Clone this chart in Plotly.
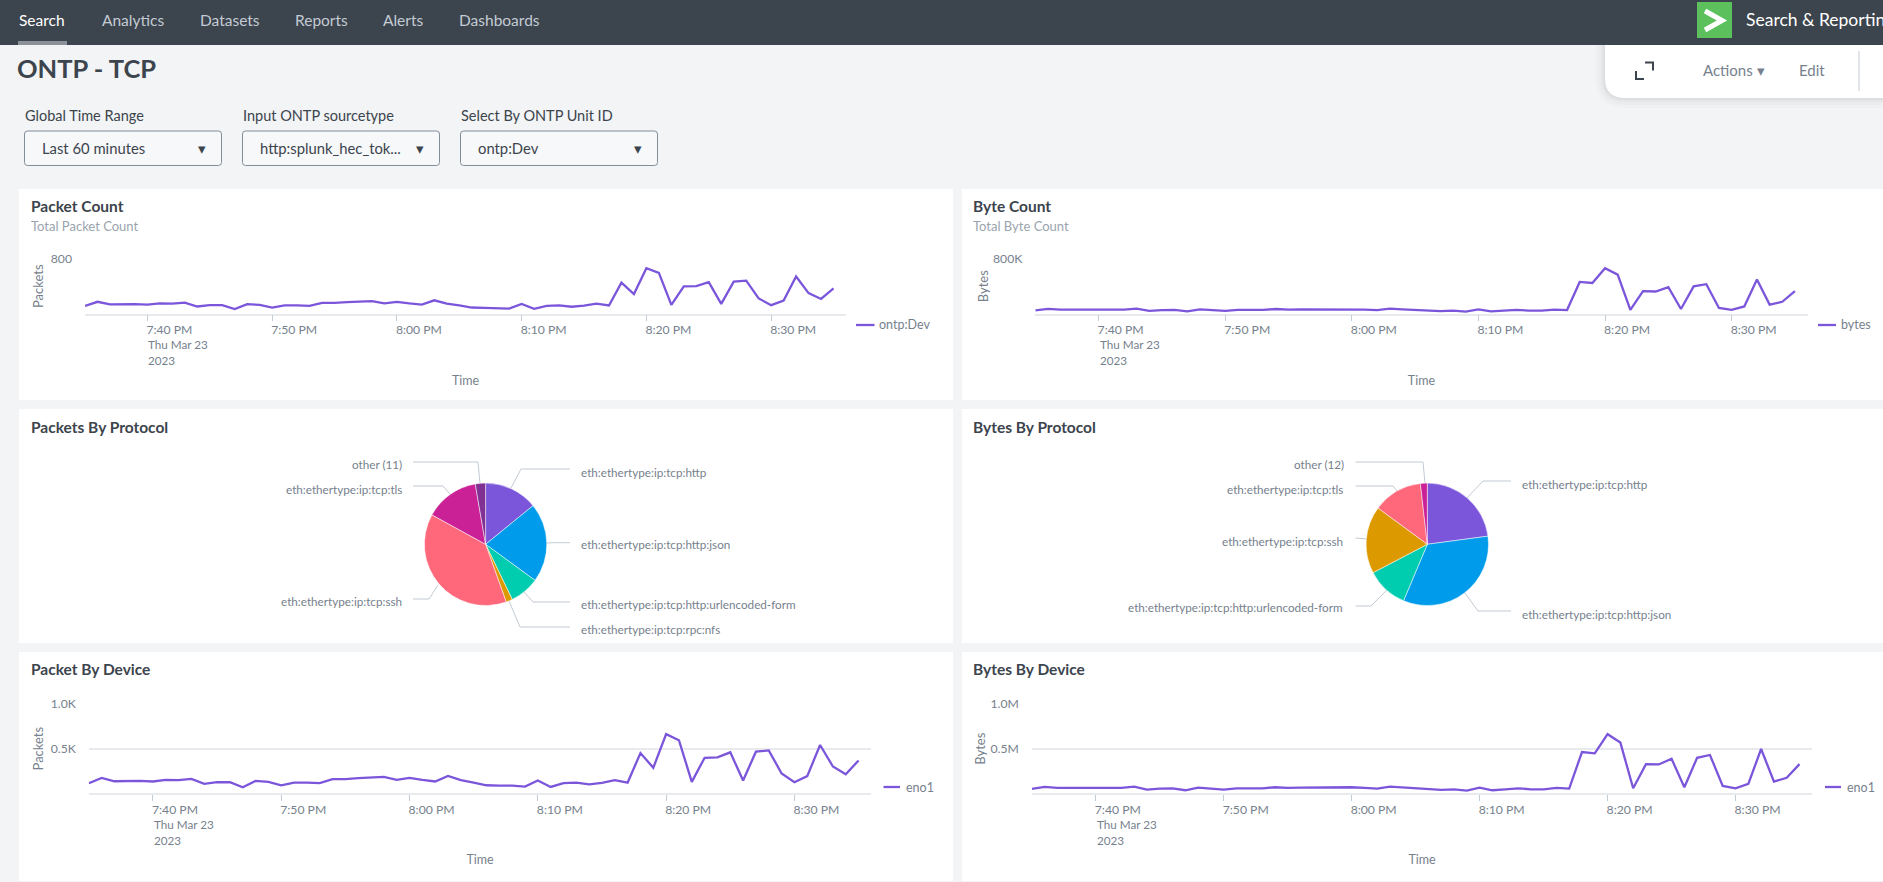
import pandas as pd
import plotly.graph_objects as go

W = 1883
H = 882

times = pd.date_range("2023-03-23 19:35", "2023-03-23 20:35", freq="1min")

packets = [113, 173, 135, 139, 139, 132, 150, 147, 162, 105, 124, 124, 68, 139, 128, 90,
           120, 120, 113, 158, 158, 169, 173, 184, 150, 173, 150, 132, 195, 147, 120, 90,
           86, 86, 75, 143, 71, 113, 120, 101, 116, 147, 120, 451, 286, 662, 594, 128,
           398, 402, 459, 143, 466, 481, 222, 124, 192, 541, 300, 214, 368]
kbytes = [49, 71, 60, 60, 64, 56, 60, 60, 75, 41, 53, 56, 34, 64, 53, 41,
          56, 56, 56, 68, 60, 64, 64, 71, 64, 68, 60, 53, 75, 64, 53, 41,
          38, 45, 30, 64, 34, 45, 56, 45, 45, 60, 53, 462, 447, 662, 568, 56,
          327, 323, 387, 68, 398, 429, 83, 56, 105, 496, 132, 173, 327]

tick_times = ["2023-03-23 19:40", "2023-03-23 19:50", "2023-03-23 20:00",
              "2023-03-23 20:10", "2023-03-23 20:20", "2023-03-23 20:30"]
tick_labels = ["7:40 PM", "7:50 PM", "8:00 PM", "8:10 PM", "8:20 PM", "8:30 PM"]

packet_protocols = ["eth:ethertype:ip:tcp:http", "eth:ethertype:ip:tcp:http:json",
                    "eth:ethertype:ip:tcp:http:urlencoded-form", "eth:ethertype:ip:tcp:rpc:nfs",
                    "eth:ethertype:ip:tcp:ssh", "eth:ethertype:ip:tcp:tls", "other (11)"]
packet_shares = [14.1, 20.9, 7.8, 1.7, 38.4, 14.3, 2.7]
packet_colors = ["#7b56db", "#009ceb", "#00cdaf", "#dd9900", "#ff677b", "#cb2196", "#813193"]

byte_protocols = ["eth:ethertype:ip:tcp:http", "eth:ethertype:ip:tcp:http:json",
                  "eth:ethertype:ip:tcp:http:urlencoded-form", "eth:ethertype:ip:tcp:ssh",
                  "eth:ethertype:ip:tcp:tls", "other (12)"]
byte_shares = [22.9, 33.5, 11.0, 17.8, 13.1, 1.8]
byte_colors = ["#7b56db", "#009ceb", "#00cdaf", "#dd9900", "#ff677b", "#cb2196"]

FONT = "Lato"
DARK = "#3c444d"
GREY = "#76818d"
LEADER = "#c3cbd4"
GRID = "#e8eaed"
PURPLE = "#7b56db"


def px(x):
    return x / W


def py(y):
    return 1 - y / H


shapes = []
annotations = []


def rect(x0, y0, x1, y1, color):
    shapes.append(dict(type="rect", xref="paper", yref="paper", x0=px(x0), x1=px(x1),
                       y0=py(y0), y1=py(y1), fillcolor=color, line_width=0, layer="below"))


def path(points, color, width=1.0, layer="above"):
    d = "M" + " L".join(f"{px(x):.5f},{py(y):.5f}" for x, y in points)
    shapes.append(dict(type="path", xref="paper", yref="paper", path=d,
                       line=dict(color=color, width=width), layer=layer))


def round_box(x0, y0, x1, y1, r, fill, border):
    d = (f"M{px(x0 + r):.5f},{py(y0):.5f} L{px(x1 - r):.5f},{py(y0):.5f} "
         f"Q{px(x1):.5f},{py(y0):.5f} {px(x1):.5f},{py(y0 + r):.5f} "
         f"L{px(x1):.5f},{py(y1 - r):.5f} Q{px(x1):.5f},{py(y1):.5f} {px(x1 - r):.5f},{py(y1):.5f} "
         f"L{px(x0 + r):.5f},{py(y1):.5f} Q{px(x0):.5f},{py(y1):.5f} {px(x0):.5f},{py(y1 - r):.5f} "
         f"L{px(x0):.5f},{py(y0 + r):.5f} Q{px(x0):.5f},{py(y0):.5f} {px(x0 + r):.5f},{py(y0):.5f} Z")
    shapes.append(dict(type="path", xref="paper", yref="paper", path=d, fillcolor=fill,
                       line=dict(color=border, width=1), layer="below"))


def note(x, y, text, size=12.2, color=GREY, anchor="left", weight=None):
    annotations.append(dict(xref="paper", yref="paper", x=px(x), y=py(y), text=text, showarrow=False,
                            xanchor=anchor, yanchor="middle", borderpad=0, borderwidth=0,
                            font=dict(family=FONT, size=size, color=color, weight=weight)))


fig = go.Figure()
axes = {}


def line_panel(n, values, name, x0, x1, top, base, ymax, yticks, ytext, ytitle, title_gap, time_gap):
    x_key = "xaxis" if n == 1 else f"xaxis{n}"
    y_key = "yaxis" if n == 1 else f"yaxis{n}"
    suffix = "" if n == 1 else str(n)
    fig.add_trace(go.Scatter(x=times, y=values, mode="lines", name=name, showlegend=False,
                             xaxis="x" + suffix, yaxis="y" + suffix,
                             line=dict(color=PURPLE, width=2.3)))
    axes[x_key] = dict(domain=[px(x0), px(x1)], anchor="y" + suffix, type="date",
                       range=["2023-03-23 19:35", "2023-03-23 20:36"],
                       tickmode="array", tickvals=tick_times, ticktext=tick_labels,
                       ticks="outside", ticklen=6, tickcolor=LEADER, tickwidth=1,
                       ticklabelshift=22, ticklabelstandoff=-2,
                       tickfont=dict(family=FONT, size=12.2, color=GREY),
                       showgrid=False, showline=True, linecolor=GRID, linewidth=1.5, zeroline=False,
                       title=dict(text="Time", standoff=time_gap, font=dict(family=FONT, size=12.5, color=GREY)))
    axes[y_key] = dict(domain=[py(base), py(top)], anchor="x" + suffix, range=[0, ymax],
                       tickmode="array", tickvals=yticks, ticktext=ytext,
                       ticks="", ticklabelstandoff=12,
                       tickfont=dict(family=FONT, size=12.2, color=GREY),
                       showgrid=True, gridcolor=GRID, gridwidth=1.5, showline=False, zeroline=False,
                       title=dict(text=ytitle, standoff=title_gap, font=dict(family=FONT, size=13, color=GREY)))
    annotations.append(dict(xref="x" + suffix, yref="paper", x=tick_times[0], y=py(base + 30.5), text="Thu Mar 23",
                            showarrow=False, xanchor="left", yanchor="middle", borderpad=0,
                            font=dict(family=FONT, size=11.7, color=GREY)))
    annotations.append(dict(xref="x" + suffix, yref="paper", x=tick_times[0], y=py(base + 46.5), text="2023",
                            showarrow=False, xanchor="left", yanchor="middle", borderpad=0,
                            font=dict(family=FONT, size=11.7, color=GREY)))


def pie_panel(labels, values, colors, cx, cy, r):
    fig.add_trace(go.Pie(labels=labels, values=values, sort=False, direction="clockwise", rotation=0,
                         textinfo="none", showlegend=False, hole=0,
                         domain=dict(x=[px(cx - r), px(cx + r)], y=[py(cy + r), py(cy - r)]),
                         marker=dict(colors=colors, line=dict(color="#ffffff", width=0.5))))


# page furniture
for grow, alpha in [(10, 0.012), (7, 0.018), (4, 0.025), (2, 0.03)]:
    d = (f"M{px(1605 - grow):.5f},{py(45):.5f} L{px(1605 - grow):.5f},{py(78):.5f} "
         f"Q{px(1605 - grow):.5f},{py(98 + grow):.5f} {px(1625):.5f},{py(98 + grow):.5f} "
         f"L{px(1883):.5f},{py(98 + grow):.5f} L{px(1883):.5f},{py(45):.5f} Z")
    shapes.append(dict(type="path", xref="paper", yref="paper", path=d,
                       fillcolor=f"rgba(0,0,0,{alpha})", line_width=0, layer="below"))
d = (f"M{px(1605):.5f},{py(45):.5f} L{px(1605):.5f},{py(78):.5f} "
     f"Q{px(1605):.5f},{py(98):.5f} {px(1625):.5f},{py(98):.5f} "
     f"L{px(1883):.5f},{py(98):.5f} L{px(1883):.5f},{py(45):.5f} Z")
shapes.append(dict(type="path", xref="paper", yref="paper", path=d, fillcolor="#ffffff", line_width=0, layer="below"))

rect(0, 0, W, 45, DARK)
rect(18, 41, 67, 45, "#8b9198")
rect(1697, 2, 1732, 38, "#5cc05c")
path([(1705, 11), (1722, 20.5), (1705, 30)], "#ffffff", 5)

nav = [("Search", 19, "#ffffff"), ("Analytics", 102, "#c3cbd4"), ("Datasets", 199.5, "#c3cbd4"),
       ("Reports", 294.5, "#c3cbd4"), ("Alerts", 383, "#c3cbd4"), ("Dashboards", 458.5, "#c3cbd4")]
for label, x, color in nav:
    note(x, 20, label, 15.5, color)
note(1746, 19.5, "Search &amp; Reporting", 17.5, "#ffffff")

note(17, 68, "ONTP - TCP", 25.5, DARK, weight=700)

path([(1636, 71), (1636, 79), (1644, 79)], DARK, 2)
path([(1645, 62.5), (1653, 62.5), (1653, 70.5)], DARK, 2)
note(1703, 70, "Actions ▾", 15, GREY)
note(1799, 70, "Edit", 15, GREY)
path([(1859, 51), (1859, 91)], LEADER, 1)

inputs = [(24.5, "Global Time Range", "Last 60 minutes", 201.5),
          (242.5, "Input ONTP sourcetype", "http:splunk_hec_tok...", 420),
          (460.5, "Select By ONTP Unit ID", "ontp:Dev", 637.5)]
for x, label, value, caret in inputs:
    note(x, 115, label, 14.5, DARK)
    round_box(x, 131, x + 197, 165.5, 3, "#f7f8fa", "#818d99")
    note(x + 17, 148, value, 14.8, DARK)
    note(caret, 148, "▾", 15, DARK, anchor="center")

panels = [(19, 189, 953, 400, 31, "Packet Count", "Total Packet Count", 206.3),
          (962, 189, 1883, 400, 973, "Byte Count", "Total Byte Count", 206.3),
          (19, 409, 953, 643, 31, "Packets By Protocol", None, 427.3),
          (962, 409, 1883, 643, 973, "Bytes By Protocol", None, 427.3),
          (19, 652, 953, 881, 31, "Packet By Device", None, 669),
          (962, 652, 1883, 881, 973, "Bytes By Device", None, 669)]
for x0, y0, x1, y1, tx, title, sub, ty in panels:
    rect(x0, y0, x1, y1, "#ffffff")
    note(tx, ty, title, 15.5, DARK, weight=700)
    if sub:
        note(tx, y0 + 37, sub, 13, "#9aa4ae")

# line panels
line_panel(1, packets, "ontp:Dev", 85, 846, 258.7, 313.7, 800, [800], ["800"], "Packets", 4, 40)
line_panel(2, kbytes, "bytes", 1035.3, 1807.6, 258.7, 313.7, 800, [800], ["800K"], "Bytes", 1, 40)
line_panel(3, packets, "eno1", 88.8, 871.4, 704, 793.3, 1000, [500, 1000], ["0.5K", "1.0K"], "Packets", 4, 40)
line_panel(4, kbytes, "eno1", 1031.8, 1812.3, 704, 793.3, 1000, [500, 1000], ["0.5M", "1.0M"], "Bytes", 1, 40)

legends = [(856, 874.5, 879, 325, "ontp:Dev"), (1818, 1836, 1841, 325, "bytes"),
           (883.5, 900, 906, 787, "eno1"), (1825, 1841, 1847, 787, "eno1")]
for x0, x1, tx, y, label in legends:
    path([(x0, y), (x1, y)], PURPLE, 2.3)
    note(tx, y, label, 12.5)

# pies
pie_panel(packet_protocols, packet_shares, packet_colors, 485.6, 544.3, 61.2)
pie_panel(byte_protocols, byte_shares, byte_colors, 1427.3, 544.3, 61.2)

packet_leaders = [[(511, 488), (521, 469), (570, 469)], [(547, 543), (554, 542.7), (570, 542.7)],
                  [(524, 592), (533, 602), (570, 602)], [(509, 601), (520, 627), (570, 627)],
                  [(438, 585), (429, 599), (413, 599)], [(450, 494), (443, 486), (413, 486)],
                  [(480, 483), (478, 462), (413, 462)]]
packet_spots = [(580.5, 471.7, "left"), (580.5, 544.3, "left"), (580.5, 604.3, "left"), (580.5, 628.7, "left"),
                (401.7, 600.7, "right"), (401.7, 488.7, "right"), (402, 464.3, "right")]
byte_leaders = [[(1467, 498), (1483, 481), (1511, 481)], [(1465, 593), (1478, 611), (1511, 611)],
                [(1387, 590), (1371, 606), (1355.5, 606)], [(1367, 539), (1355.5, 538)],
                [(1397, 491), (1393, 486), (1355.5, 486)], [(1425, 483), (1423, 462), (1355.5, 462)]]
byte_spots = [(1521.5, 483.7, "left"), (1521.5, 613.7, "left"), (1343, 607.3, "right"), (1343, 540.7, "right"),
              (1343, 488.7, "right"), (1343.5, 464.3, "right")]
for leaders, spots, labels in [(packet_leaders, packet_spots, packet_protocols),
                               (byte_leaders, byte_spots, byte_protocols)]:
    for pts, (x, y, anchor), label in zip(leaders, spots, labels):
        path(pts, LEADER, 1)
        note(x, y, label, 11.7, anchor=anchor)

fig.update_layout(width=W, height=H, autosize=False,
                  margin=dict(l=0, r=0, t=0, b=0, pad=0, autoexpand=False),
                  paper_bgcolor="#f2f4f5", plot_bgcolor="rgba(0,0,0,0)",
                  font=dict(family=FONT), shapes=shapes, annotations=annotations, hovermode=False,
                  **axes)
fig.write_html("out.html", config={"displayModeBar": False},
               post_script="document.body.style.margin='0';document.body.style.overflow='hidden';")
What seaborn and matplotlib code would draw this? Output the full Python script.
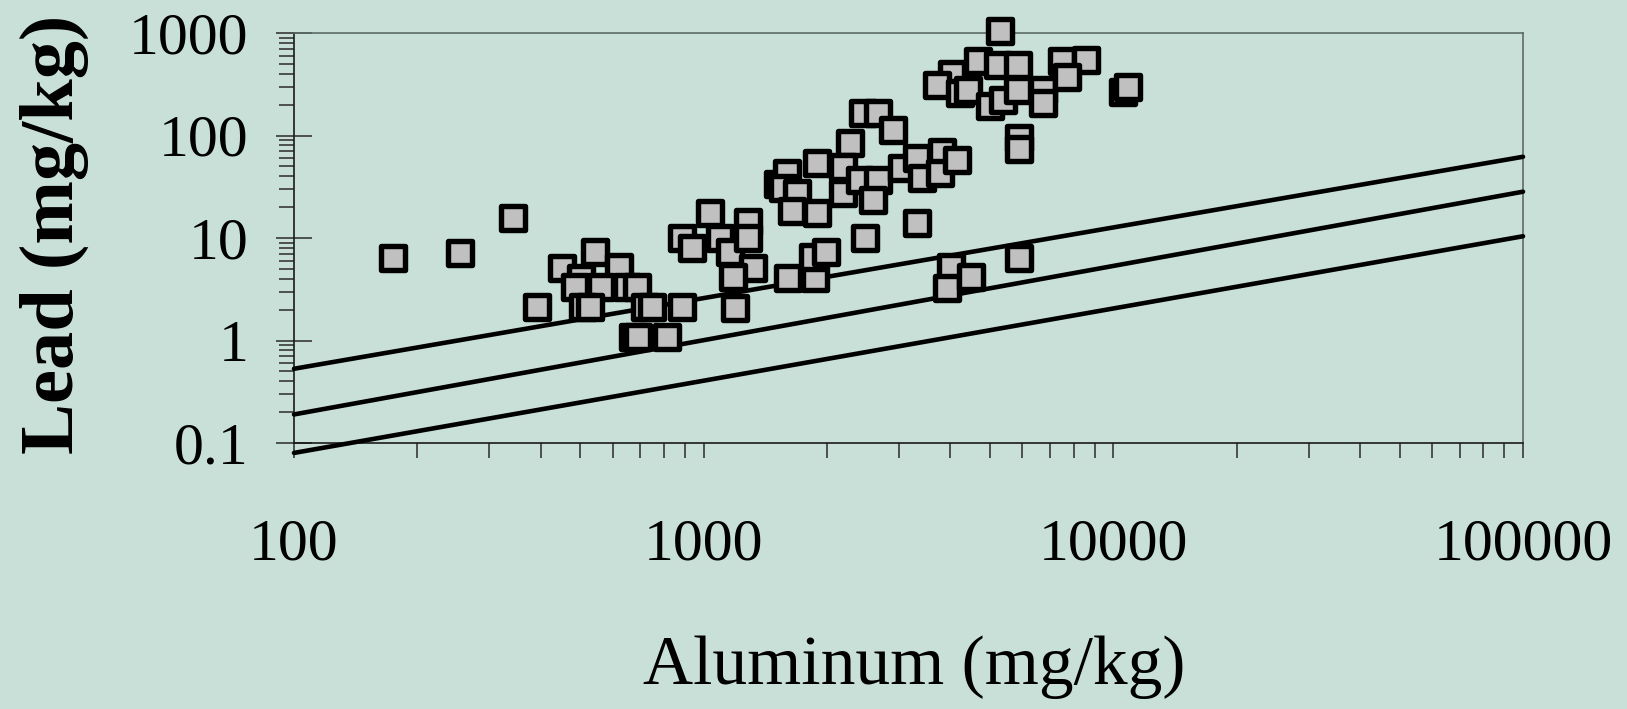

**Short problem**. Lines that include the word "this" — how many are there in the data? Answer with the number alone.

**Correct response**. 2